Including Winters' group, the additions will push Chiesa Shahinian's attorney head count to 156, according to the firm, which also is opening new office space in Short Hills, at 830 Morris Turnpike, to help accommodate the family law group, which has many of its clients in that area. The space—up to 1,500 square feet, depending on the finalized layout—is scheduled to open in September, and will be for meetings and client consultations, not attorney office space, the lawyers said.
The addition of Winters' group comes soon after Budd Larner confirmed it would cease operations in July.

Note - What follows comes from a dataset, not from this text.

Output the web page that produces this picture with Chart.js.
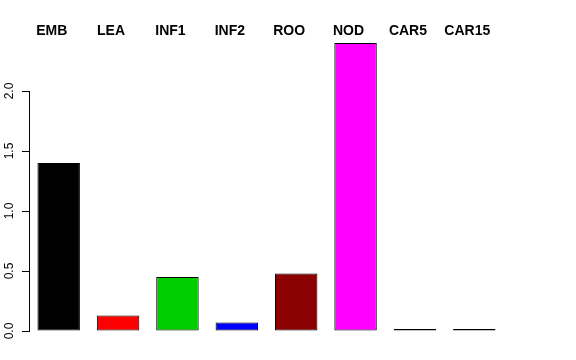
<!DOCTYPE html>
<html>
<head>
<meta charset="utf-8">
<script src="https://cdn.jsdelivr.net/npm/chart.js@4"></script>
<style>
  html, body { margin: 0; padding: 0; background: #ffffff; }
  #wrap { width: 576px; height: 360px; }
</style>
</head>
<body>
<div id="wrap"><canvas id="c" width="576" height="360"></canvas></div>
<script>
const categories = ["EMB", "LEA", "INF1", "INF2", "ROO", "NOD", "CAR5", "CAR15"];
const values = [1.40, 0.13, 0.45, 0.07, 0.48, 2.40, 0, 0];
const barColors = ["#000000", "#FF0000", "#00CD00", "#0000FF", "#8B0000", "#FF00FF", "#BEBEBE", "#BEBEBE"];
const yTicks = [0, 0.5, 1.0, 1.5, 2.0];

const FONT = "'Liberation Sans', Arial, Helvetica, sans-serif";

new Chart(document.getElementById('c'), {
  type: 'bar',
  data: {
    labels: categories,
    datasets: [{
      data: values,
      backgroundColor: barColors,
      borderColor: '#000000',
      borderWidth: 1,
      borderSkipped: false,
      minBarLength: 2,
      clip: false,
      barPercentage: 0.715,
      categoryPercentage: 1.0
    }]
  },
  options: {
    responsive: false,
    devicePixelRatio: 1,
    animation: false,
    layout: { padding: { left: 0, right: 72, top: 0, bottom: 29 } },
    plugins: { legend: { display: false }, tooltip: { enabled: false }, title: { display: false } },
    scales: {
      x: {
        position: 'top',
        grid: { display: false, drawTicks: false },
        border: { display: false },
        ticks: {
          color: '#000000',
          font: { family: FONT, size: 14, weight: 'bold' },
          padding: 51,
          labelOffset: -7,
          maxRotation: 0,
          autoSkip: false
        },
        afterFit: (s) => { s.height = 91; s.paddingLeft = 0; s.paddingRight = 0; }
      },
      y: {
        position: 'left',
        min: 0,
        max: 2.0,
        afterBuildTicks: (s) => { s.ticks = yTicks.map(v => ({ value: v })); },
        grid: { drawOnChartArea: false, drawTicks: true, tickLength: 7, color: '#000000', lineWidth: 1 },
        border: { display: true, color: '#000000', width: 1 },
        ticks: {
          color: '#000000',
          font: { family: FONT, size: 12 },
          minRotation: 90,
          maxRotation: 90,
          crossAlign: 'center',
          padding: 4,
          callback: (v) => Number(v).toFixed(1)
        },
        afterFit: (s) => { s.width = 29; s.paddingTop = 0; s.paddingBottom = 0; }
      }
    }
  }
});
</script>
</body>
</html>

Details on the exact timing of the closure weren't immediately clear.
Firm leader Peter Frazza didn't respond to an email for comment on Winters' move.
Winters declined to discuss the wind-down in the interview, but did note that the move represents a significant change for her after spending her entire career at Budd Larner.
“I have only been at one firm for 37 years, so it was an important move, and it had to be the right move,” said Winters, who noted that several firms reached out to her interested in adding her group.
The new environment “feels very comfortable already,” and the Chiesa firm has “gone above and beyond to do everything to accommodate our move,” Winters said. “Whatever concerns or worries I had are gone.”
Giantomasi said his firm and Budd Larner have a “like client base,” made up largely of New Jersey-based entrepreneurs and businesspeople.
“We think she's going to be just as good for our client base as we will be for servicing her client base,” he said.
Schwartz said, after meeting with Winters' group, “it was clear to us that the transition would be seamless.”
Winters' group is the second lateral departure of family law practitioners from Budd Larner in recent months. In mid-April, Karolina Dehnhard and David Tawil joined Norris McLaughlin in Bridgewater, where they were tasked with rebuilding the firm's family practice following the late 2018 departure of practice leader Jeralyn Lawrence. Lawrence took her group to launch a spinoff firm in Watchung.